## [Task details]
Give again, exactly as written, the lines of the records below from the line with "Convert this chart" to the line with "linewidth=4.3, estimator=None, sort=False)". Both end lines count; pictures do not.

## [Provided information]
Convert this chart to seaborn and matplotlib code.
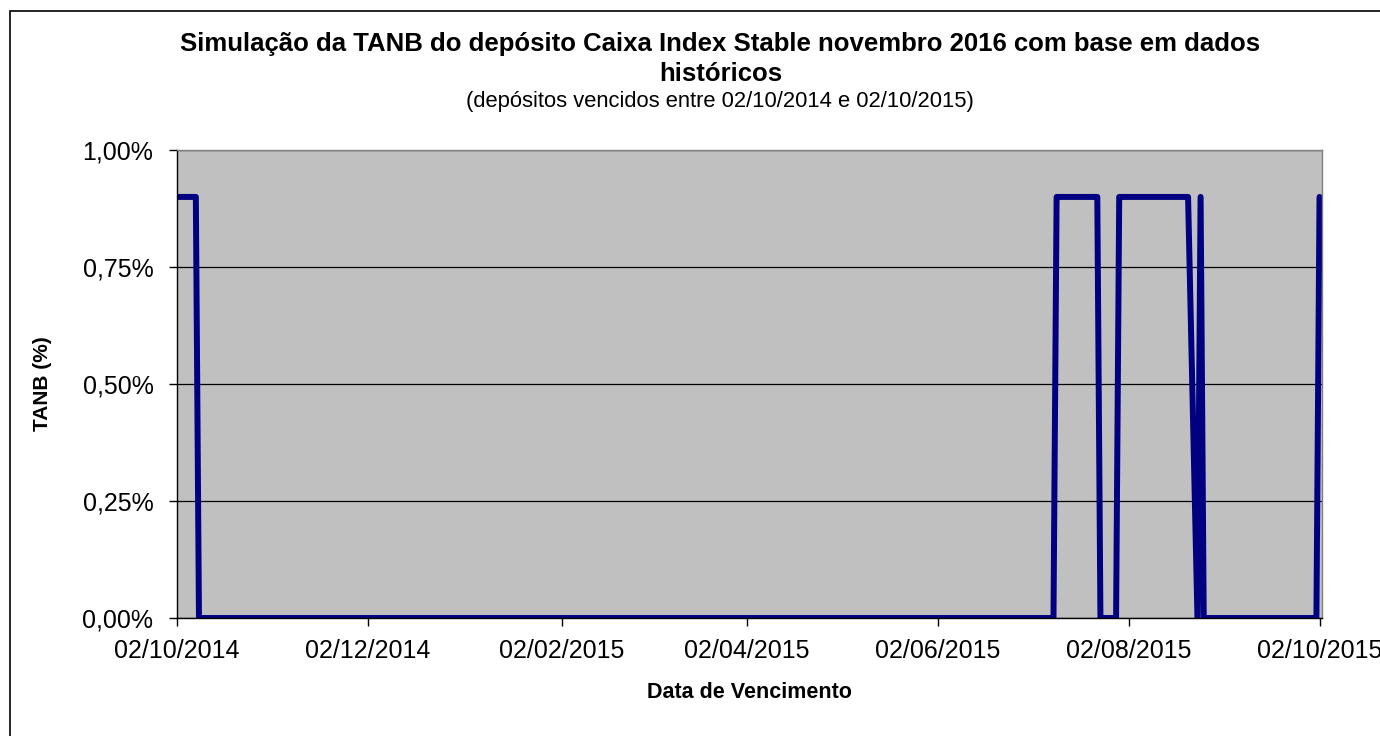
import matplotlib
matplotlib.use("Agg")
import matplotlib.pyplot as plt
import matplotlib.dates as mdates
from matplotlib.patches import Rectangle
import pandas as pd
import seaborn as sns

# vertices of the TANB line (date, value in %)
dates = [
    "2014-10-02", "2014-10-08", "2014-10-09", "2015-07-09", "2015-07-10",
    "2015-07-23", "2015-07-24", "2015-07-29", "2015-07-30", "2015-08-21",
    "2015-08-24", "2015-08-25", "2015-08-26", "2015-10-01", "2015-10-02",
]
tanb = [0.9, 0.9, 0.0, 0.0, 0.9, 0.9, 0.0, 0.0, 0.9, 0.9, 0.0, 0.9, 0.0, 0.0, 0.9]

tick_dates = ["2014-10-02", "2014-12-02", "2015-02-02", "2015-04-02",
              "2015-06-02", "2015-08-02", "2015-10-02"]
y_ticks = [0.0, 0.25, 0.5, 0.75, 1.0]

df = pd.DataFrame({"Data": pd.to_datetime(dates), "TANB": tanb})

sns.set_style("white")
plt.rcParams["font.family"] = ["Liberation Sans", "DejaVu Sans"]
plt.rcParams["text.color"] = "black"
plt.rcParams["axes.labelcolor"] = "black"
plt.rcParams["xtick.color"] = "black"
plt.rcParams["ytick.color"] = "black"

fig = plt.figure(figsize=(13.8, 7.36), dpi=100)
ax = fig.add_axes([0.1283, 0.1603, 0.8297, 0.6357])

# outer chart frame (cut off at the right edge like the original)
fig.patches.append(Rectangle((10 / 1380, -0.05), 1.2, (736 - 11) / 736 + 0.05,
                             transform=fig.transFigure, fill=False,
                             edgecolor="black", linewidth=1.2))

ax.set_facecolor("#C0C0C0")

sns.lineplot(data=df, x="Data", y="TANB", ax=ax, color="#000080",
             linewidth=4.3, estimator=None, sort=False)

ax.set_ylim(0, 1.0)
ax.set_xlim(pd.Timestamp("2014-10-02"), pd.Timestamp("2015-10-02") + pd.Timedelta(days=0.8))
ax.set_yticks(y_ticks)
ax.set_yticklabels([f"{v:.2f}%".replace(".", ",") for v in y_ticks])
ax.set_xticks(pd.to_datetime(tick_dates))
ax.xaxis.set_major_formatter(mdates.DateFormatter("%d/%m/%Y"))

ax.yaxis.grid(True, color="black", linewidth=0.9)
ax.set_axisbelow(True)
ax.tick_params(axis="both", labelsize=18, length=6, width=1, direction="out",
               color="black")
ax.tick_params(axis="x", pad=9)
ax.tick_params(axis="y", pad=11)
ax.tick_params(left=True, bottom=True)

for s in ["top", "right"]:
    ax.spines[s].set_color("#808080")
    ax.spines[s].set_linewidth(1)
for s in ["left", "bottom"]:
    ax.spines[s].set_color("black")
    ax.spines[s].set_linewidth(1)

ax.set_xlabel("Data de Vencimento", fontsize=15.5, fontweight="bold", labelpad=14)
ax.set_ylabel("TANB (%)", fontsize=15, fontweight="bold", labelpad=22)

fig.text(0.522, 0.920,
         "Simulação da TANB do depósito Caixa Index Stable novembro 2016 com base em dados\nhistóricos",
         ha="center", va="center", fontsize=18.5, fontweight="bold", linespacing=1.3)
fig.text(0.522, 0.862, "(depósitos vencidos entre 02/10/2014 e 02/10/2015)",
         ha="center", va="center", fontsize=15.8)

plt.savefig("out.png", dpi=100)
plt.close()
--
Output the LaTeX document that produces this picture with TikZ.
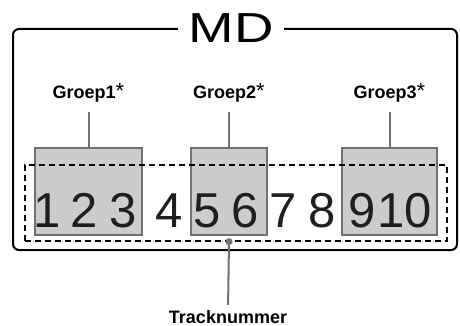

## [Task result]
Convert this chart to seaborn and matplotlib code.
import matplotlib
matplotlib.use("Agg")
import matplotlib.pyplot as plt
import matplotlib.dates as mdates
from matplotlib.patches import Rectangle
import pandas as pd
import seaborn as sns

# vertices of the TANB line (date, value in %)
dates = [
    "2014-10-02", "2014-10-08", "2014-10-09", "2015-07-09", "2015-07-10",
    "2015-07-23", "2015-07-24", "2015-07-29", "2015-07-30", "2015-08-21",
    "2015-08-24", "2015-08-25", "2015-08-26", "2015-10-01", "2015-10-02",
]
tanb = [0.9, 0.9, 0.0, 0.0, 0.9, 0.9, 0.0, 0.0, 0.9, 0.9, 0.0, 0.9, 0.0, 0.0, 0.9]

tick_dates = ["2014-10-02", "2014-12-02", "2015-02-02", "2015-04-02",
              "2015-06-02", "2015-08-02", "2015-10-02"]
y_ticks = [0.0, 0.25, 0.5, 0.75, 1.0]

df = pd.DataFrame({"Data": pd.to_datetime(dates), "TANB": tanb})

sns.set_style("white")
plt.rcParams["font.family"] = ["Liberation Sans", "DejaVu Sans"]
plt.rcParams["text.color"] = "black"
plt.rcParams["axes.labelcolor"] = "black"
plt.rcParams["xtick.color"] = "black"
plt.rcParams["ytick.color"] = "black"

fig = plt.figure(figsize=(13.8, 7.36), dpi=100)
ax = fig.add_axes([0.1283, 0.1603, 0.8297, 0.6357])

# outer chart frame (cut off at the right edge like the original)
fig.patches.append(Rectangle((10 / 1380, -0.05), 1.2, (736 - 11) / 736 + 0.05,
                             transform=fig.transFigure, fill=False,
                             edgecolor="black", linewidth=1.2))

ax.set_facecolor("#C0C0C0")

sns.lineplot(data=df, x="Data", y="TANB", ax=ax, color="#000080",
             linewidth=4.3, estimator=None, sort=False)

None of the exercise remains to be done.